Challenge: Your copy of the material must match it exactly, except that pictures are dropped.

------------------------------------------------------------

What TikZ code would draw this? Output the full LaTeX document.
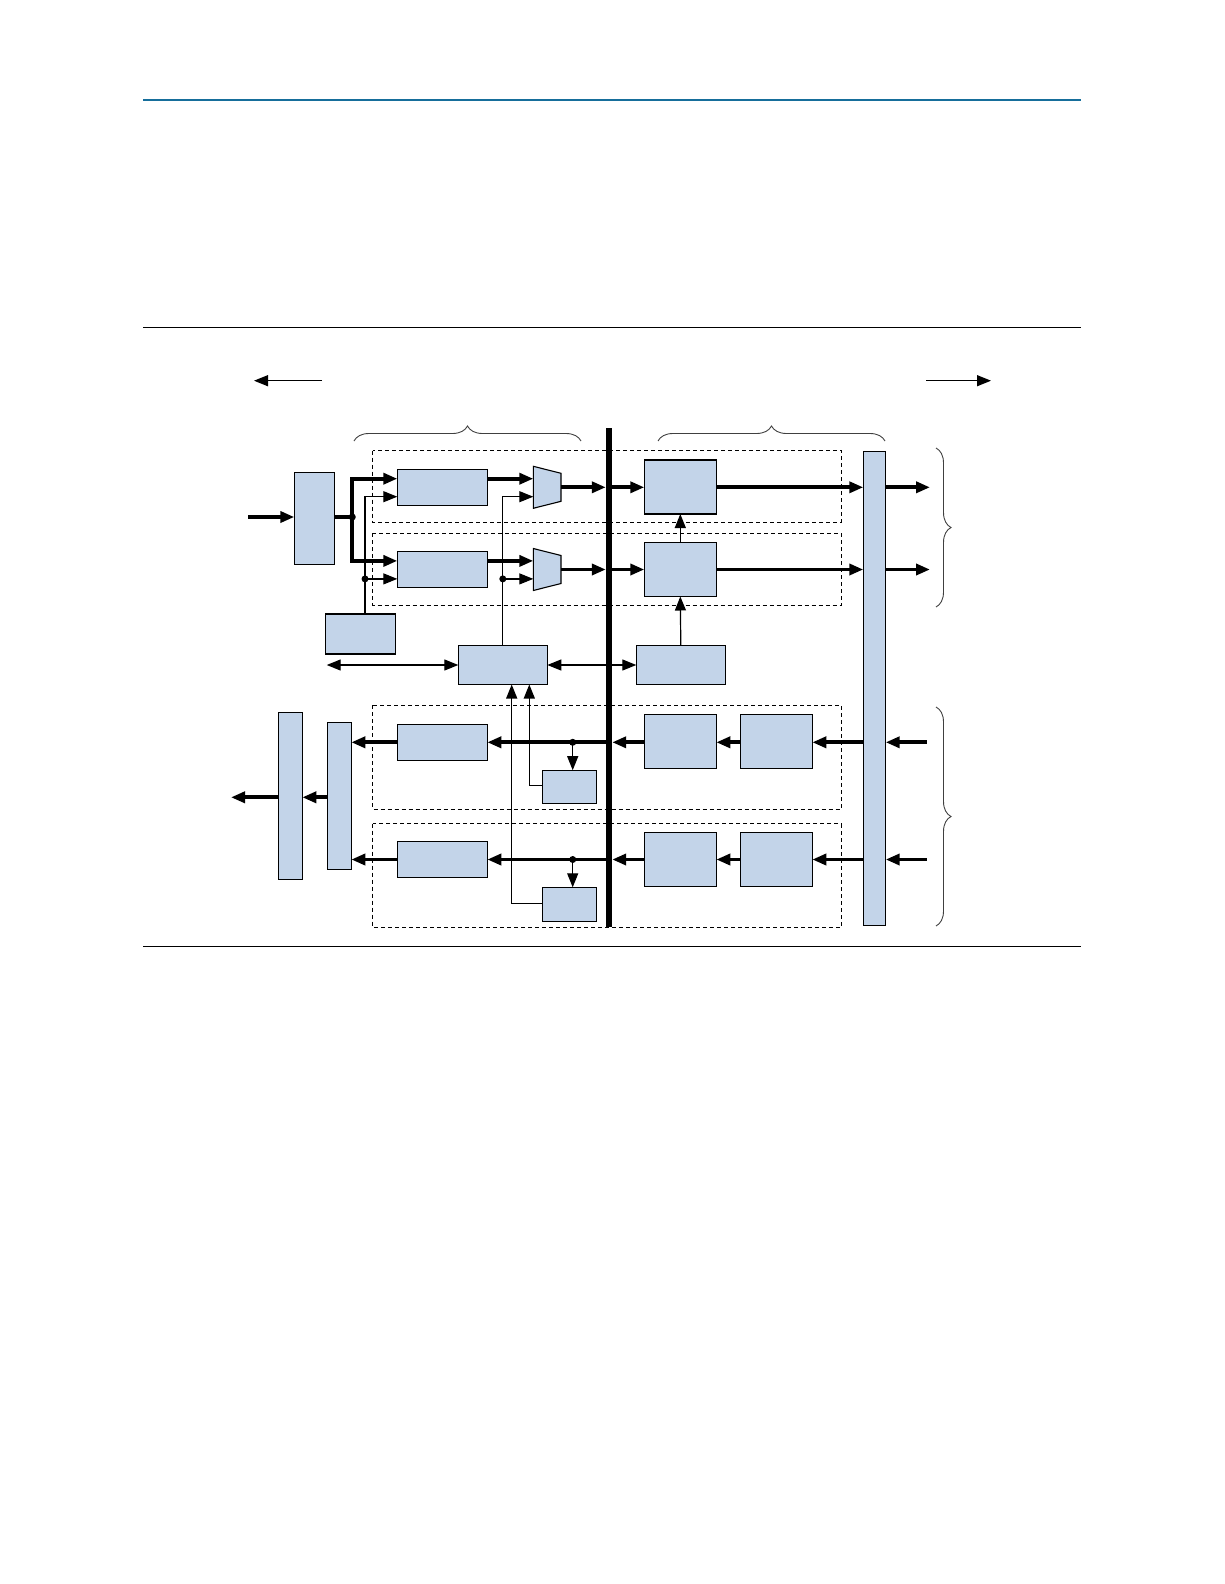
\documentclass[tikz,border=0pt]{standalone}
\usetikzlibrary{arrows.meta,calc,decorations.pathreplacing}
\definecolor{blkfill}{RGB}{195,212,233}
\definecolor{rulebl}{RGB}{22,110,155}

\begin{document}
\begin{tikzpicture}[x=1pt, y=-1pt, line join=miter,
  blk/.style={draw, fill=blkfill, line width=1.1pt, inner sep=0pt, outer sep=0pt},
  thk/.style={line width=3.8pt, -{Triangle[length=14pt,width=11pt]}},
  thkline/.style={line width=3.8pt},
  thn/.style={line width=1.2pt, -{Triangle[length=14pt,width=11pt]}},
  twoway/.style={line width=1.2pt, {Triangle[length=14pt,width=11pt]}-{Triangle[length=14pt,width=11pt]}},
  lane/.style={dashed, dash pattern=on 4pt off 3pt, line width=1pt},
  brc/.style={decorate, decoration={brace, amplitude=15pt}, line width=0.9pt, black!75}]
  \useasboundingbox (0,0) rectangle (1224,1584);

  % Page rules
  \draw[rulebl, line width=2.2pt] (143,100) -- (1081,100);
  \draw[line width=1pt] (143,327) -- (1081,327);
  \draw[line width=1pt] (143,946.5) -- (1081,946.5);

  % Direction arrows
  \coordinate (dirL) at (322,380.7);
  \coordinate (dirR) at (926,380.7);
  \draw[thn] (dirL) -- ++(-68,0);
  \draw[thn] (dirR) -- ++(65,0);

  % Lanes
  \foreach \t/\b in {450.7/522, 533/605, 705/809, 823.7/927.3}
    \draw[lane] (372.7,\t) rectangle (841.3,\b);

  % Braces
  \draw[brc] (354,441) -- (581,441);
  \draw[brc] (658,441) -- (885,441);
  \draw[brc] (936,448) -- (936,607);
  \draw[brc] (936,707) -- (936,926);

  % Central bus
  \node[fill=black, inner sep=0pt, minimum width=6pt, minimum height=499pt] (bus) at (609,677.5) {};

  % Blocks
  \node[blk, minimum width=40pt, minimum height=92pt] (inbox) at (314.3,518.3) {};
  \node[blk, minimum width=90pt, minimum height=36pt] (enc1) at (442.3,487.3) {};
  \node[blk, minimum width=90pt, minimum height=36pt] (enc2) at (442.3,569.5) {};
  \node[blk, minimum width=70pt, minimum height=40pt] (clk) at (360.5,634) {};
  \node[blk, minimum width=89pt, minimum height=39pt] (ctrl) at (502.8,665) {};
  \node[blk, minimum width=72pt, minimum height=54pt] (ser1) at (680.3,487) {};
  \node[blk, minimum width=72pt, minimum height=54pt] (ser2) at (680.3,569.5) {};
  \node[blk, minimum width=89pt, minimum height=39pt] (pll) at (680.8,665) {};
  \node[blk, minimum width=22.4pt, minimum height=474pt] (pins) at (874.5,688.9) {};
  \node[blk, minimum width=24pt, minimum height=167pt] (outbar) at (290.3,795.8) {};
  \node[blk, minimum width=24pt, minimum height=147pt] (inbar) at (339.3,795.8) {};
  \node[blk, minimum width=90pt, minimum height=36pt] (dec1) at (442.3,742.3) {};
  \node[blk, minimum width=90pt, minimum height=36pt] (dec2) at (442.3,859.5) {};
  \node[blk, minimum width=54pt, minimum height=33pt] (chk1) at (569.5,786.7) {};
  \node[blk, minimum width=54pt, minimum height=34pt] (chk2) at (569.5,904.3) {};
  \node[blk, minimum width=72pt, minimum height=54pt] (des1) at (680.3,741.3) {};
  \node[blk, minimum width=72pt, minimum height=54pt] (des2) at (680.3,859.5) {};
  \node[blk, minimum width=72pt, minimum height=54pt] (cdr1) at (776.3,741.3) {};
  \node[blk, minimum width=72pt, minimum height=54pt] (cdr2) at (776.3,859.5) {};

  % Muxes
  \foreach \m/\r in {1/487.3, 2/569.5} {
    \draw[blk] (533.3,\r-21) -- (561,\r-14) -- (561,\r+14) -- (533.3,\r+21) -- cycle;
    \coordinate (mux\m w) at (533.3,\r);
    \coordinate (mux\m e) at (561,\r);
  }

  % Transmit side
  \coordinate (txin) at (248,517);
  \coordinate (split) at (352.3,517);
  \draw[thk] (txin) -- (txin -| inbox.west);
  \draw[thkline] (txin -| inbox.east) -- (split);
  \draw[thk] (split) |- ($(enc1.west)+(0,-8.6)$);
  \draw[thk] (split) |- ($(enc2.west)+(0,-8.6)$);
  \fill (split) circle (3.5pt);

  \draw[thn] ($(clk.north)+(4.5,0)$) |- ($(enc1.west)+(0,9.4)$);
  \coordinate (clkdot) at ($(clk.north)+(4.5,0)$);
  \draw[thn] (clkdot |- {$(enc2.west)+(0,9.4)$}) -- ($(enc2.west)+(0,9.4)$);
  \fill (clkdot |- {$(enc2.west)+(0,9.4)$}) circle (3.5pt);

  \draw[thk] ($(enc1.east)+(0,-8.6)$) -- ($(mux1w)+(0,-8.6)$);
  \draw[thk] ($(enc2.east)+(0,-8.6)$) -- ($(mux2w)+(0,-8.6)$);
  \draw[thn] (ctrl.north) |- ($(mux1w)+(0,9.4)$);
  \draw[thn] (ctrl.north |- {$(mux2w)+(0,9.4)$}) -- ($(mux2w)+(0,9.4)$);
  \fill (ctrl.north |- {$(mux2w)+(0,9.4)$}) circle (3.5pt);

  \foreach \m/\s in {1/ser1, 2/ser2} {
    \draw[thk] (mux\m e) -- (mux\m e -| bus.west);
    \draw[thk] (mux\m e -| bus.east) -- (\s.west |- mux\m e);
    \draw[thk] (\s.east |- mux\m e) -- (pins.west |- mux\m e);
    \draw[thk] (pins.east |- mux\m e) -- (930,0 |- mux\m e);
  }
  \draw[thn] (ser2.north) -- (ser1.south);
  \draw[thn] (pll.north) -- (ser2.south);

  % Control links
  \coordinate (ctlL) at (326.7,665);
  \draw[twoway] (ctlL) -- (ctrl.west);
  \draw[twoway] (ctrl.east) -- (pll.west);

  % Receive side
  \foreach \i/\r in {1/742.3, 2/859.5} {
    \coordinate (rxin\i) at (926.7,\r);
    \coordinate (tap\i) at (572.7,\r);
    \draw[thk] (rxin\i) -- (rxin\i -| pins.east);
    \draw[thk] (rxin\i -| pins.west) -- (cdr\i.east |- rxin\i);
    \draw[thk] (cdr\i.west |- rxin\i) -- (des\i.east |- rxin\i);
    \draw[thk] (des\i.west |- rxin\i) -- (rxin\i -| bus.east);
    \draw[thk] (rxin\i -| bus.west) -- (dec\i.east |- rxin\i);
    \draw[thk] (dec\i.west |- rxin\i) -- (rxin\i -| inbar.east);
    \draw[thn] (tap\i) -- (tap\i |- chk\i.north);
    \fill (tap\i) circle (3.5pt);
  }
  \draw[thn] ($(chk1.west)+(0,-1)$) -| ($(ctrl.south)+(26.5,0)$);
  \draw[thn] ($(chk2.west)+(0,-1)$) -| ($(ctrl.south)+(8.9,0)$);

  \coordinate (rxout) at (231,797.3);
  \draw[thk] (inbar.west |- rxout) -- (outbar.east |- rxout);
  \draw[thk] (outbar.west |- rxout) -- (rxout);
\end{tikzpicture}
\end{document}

------------------------------------------------------------

Full response:
What TikZ code would draw this? Output the full LaTeX document.
\documentclass[tikz,border=0pt]{standalone}
\usetikzlibrary{arrows.meta,calc,decorations.pathreplacing}
\definecolor{blkfill}{RGB}{195,212,233}
\definecolor{rulebl}{RGB}{22,110,155}

\begin{document}
\begin{tikzpicture}[x=1pt, y=-1pt, line join=miter,
  blk/.style={draw, fill=blkfill, line width=1.1pt, inner sep=0pt, outer sep=0pt},
  thk/.style={line width=3.8pt, -{Triangle[length=14pt,width=11pt]}},
  thkline/.style={line width=3.8pt},
  thn/.style={line width=1.2pt, -{Triangle[length=14pt,width=11pt]}},
  twoway/.style={line width=1.2pt, {Triangle[length=14pt,width=11pt]}-{Triangle[length=14pt,width=11pt]}},
  lane/.style={dashed, dash pattern=on 4pt off 3pt, line width=1pt},
  brc/.style={decorate, decoration={brace, amplitude=15pt}, line width=0.9pt, black!75}]
  \useasboundingbox (0,0) rectangle (1224,1584);

  % Page rules
  \draw[rulebl, line width=2.2pt] (143,100) -- (1081,100);
  \draw[line width=1pt] (143,327) -- (1081,327);
  \draw[line width=1pt] (143,946.5) -- (1081,946.5);

  % Direction arrows
  \coordinate (dirL) at (322,380.7);
  \coordinate (dirR) at (926,380.7);
  \draw[thn] (dirL) -- ++(-68,0);
  \draw[thn] (dirR) -- ++(65,0);

  % Lanes
  \foreach \t/\b in {450.7/522, 533/605, 705/809, 823.7/927.3}
    \draw[lane] (372.7,\t) rectangle (841.3,\b);

  % Braces
  \draw[brc] (354,441) -- (581,441);
  \draw[brc] (658,441) -- (885,441);
  \draw[brc] (936,448) -- (936,607);
  \draw[brc] (936,707) -- (936,926);

  % Central bus
  \node[fill=black, inner sep=0pt, minimum width=6pt, minimum height=499pt] (bus) at (609,677.5) {};

  % Blocks
  \node[blk, minimum width=40pt, minimum height=92pt] (inbox) at (314.3,518.3) {};
  \node[blk, minimum width=90pt, minimum height=36pt] (enc1) at (442.3,487.3) {};
  \node[blk, minimum width=90pt, minimum height=36pt] (enc2) at (442.3,569.5) {};
  \node[blk, minimum width=70pt, minimum height=40pt] (clk) at (360.5,634) {};
  \node[blk, minimum width=89pt, minimum height=39pt] (ctrl) at (502.8,665) {};
  \node[blk, minimum width=72pt, minimum height=54pt] (ser1) at (680.3,487) {};
  \node[blk, minimum width=72pt, minimum height=54pt] (ser2) at (680.3,569.5) {};
  \node[blk, minimum width=89pt, minimum height=39pt] (pll) at (680.8,665) {};
  \node[blk, minimum width=22.4pt, minimum height=474pt] (pins) at (874.5,688.9) {};
  \node[blk, minimum width=24pt, minimum height=167pt] (outbar) at (290.3,795.8) {};
  \node[blk, minimum width=24pt, minimum height=147pt] (inbar) at (339.3,795.8) {};
  \node[blk, minimum width=90pt, minimum height=36pt] (dec1) at (442.3,742.3) {};
  \node[blk, minimum width=90pt, minimum height=36pt] (dec2) at (442.3,859.5) {};
  \node[blk, minimum width=54pt, minimum height=33pt] (chk1) at (569.5,786.7) {};
  \node[blk, minimum width=54pt, minimum height=34pt] (chk2) at (569.5,904.3) {};
  \node[blk, minimum width=72pt, minimum height=54pt] (des1) at (680.3,741.3) {};
  \node[blk, minimum width=72pt, minimum height=54pt] (des2) at (680.3,859.5) {};
  \node[blk, minimum width=72pt, minimum height=54pt] (cdr1) at (776.3,741.3) {};
  \node[blk, minimum width=72pt, minimum height=54pt] (cdr2) at (776.3,859.5) {};

  % Muxes
  \foreach \m/\r in {1/487.3, 2/569.5} {
    \draw[blk] (533.3,\r-21) -- (561,\r-14) -- (561,\r+14) -- (533.3,\r+21) -- cycle;
    \coordinate (mux\m w) at (533.3,\r);
    \coordinate (mux\m e) at (561,\r);
  }

  % Transmit side
  \coordinate (txin) at (248,517);
  \coordinate (split) at (352.3,517);
  \draw[thk] (txin) -- (txin -| inbox.west);
  \draw[thkline] (txin -| inbox.east) -- (split);
  \draw[thk] (split) |- ($(enc1.west)+(0,-8.6)$);
  \draw[thk] (split) |- ($(enc2.west)+(0,-8.6)$);
  \fill (split) circle (3.5pt);

  \draw[thn] ($(clk.north)+(4.5,0)$) |- ($(enc1.west)+(0,9.4)$);
  \coordinate (clkdot) at ($(clk.north)+(4.5,0)$);
  \draw[thn] (clkdot |- {$(enc2.west)+(0,9.4)$}) -- ($(enc2.west)+(0,9.4)$);
  \fill (clkdot |- {$(enc2.west)+(0,9.4)$}) circle (3.5pt);

  \draw[thk] ($(enc1.east)+(0,-8.6)$) -- ($(mux1w)+(0,-8.6)$);
  \draw[thk] ($(enc2.east)+(0,-8.6)$) -- ($(mux2w)+(0,-8.6)$);
  \draw[thn] (ctrl.north) |- ($(mux1w)+(0,9.4)$);
  \draw[thn] (ctrl.north |- {$(mux2w)+(0,9.4)$}) -- ($(mux2w)+(0,9.4)$);
  \fill (ctrl.north |- {$(mux2w)+(0,9.4)$}) circle (3.5pt);

  \foreach \m/\s in {1/ser1, 2/ser2} {
    \draw[thk] (mux\m e) -- (mux\m e -| bus.west);
    \draw[thk] (mux\m e -| bus.east) -- (\s.west |- mux\m e);
    \draw[thk] (\s.east |- mux\m e) -- (pins.west |- mux\m e);
    \draw[thk] (pins.east |- mux\m e) -- (930,0 |- mux\m e);
  }
  \draw[thn] (ser2.north) -- (ser1.south);
  \draw[thn] (pll.north) -- (ser2.south);

  % Control links
  \coordinate (ctlL) at (326.7,665);
  \draw[twoway] (ctlL) -- (ctrl.west);
  \draw[twoway] (ctrl.east) -- (pll.west);

  % Receive side
  \foreach \i/\r in {1/742.3, 2/859.5} {
    \coordinate (rxin\i) at (926.7,\r);
    \coordinate (tap\i) at (572.7,\r);
    \draw[thk] (rxin\i) -- (rxin\i -| pins.east);
    \draw[thk] (rxin\i -| pins.west) -- (cdr\i.east |- rxin\i);
    \draw[thk] (cdr\i.west |- rxin\i) -- (des\i.east |- rxin\i);
    \draw[thk] (des\i.west |- rxin\i) -- (rxin\i -| bus.east);
    \draw[thk] (rxin\i -| bus.west) -- (dec\i.east |- rxin\i);
    \draw[thk] (dec\i.west |- rxin\i) -- (rxin\i -| inbar.east);
    \draw[thn] (tap\i) -- (tap\i |- chk\i.north);
    \fill (tap\i) circle (3.5pt);
  }
  \draw[thn] ($(chk1.west)+(0,-1)$) -| ($(ctrl.south)+(26.5,0)$);
  \draw[thn] ($(chk2.west)+(0,-1)$) -| ($(ctrl.south)+(8.9,0)$);

  \coordinate (rxout) at (231,797.3);
  \draw[thk] (inbar.west |- rxout) -- (outbar.east |- rxout);
  \draw[thk] (outbar.west |- rxout) -- (rxout);
\end{tikzpicture}
\end{document}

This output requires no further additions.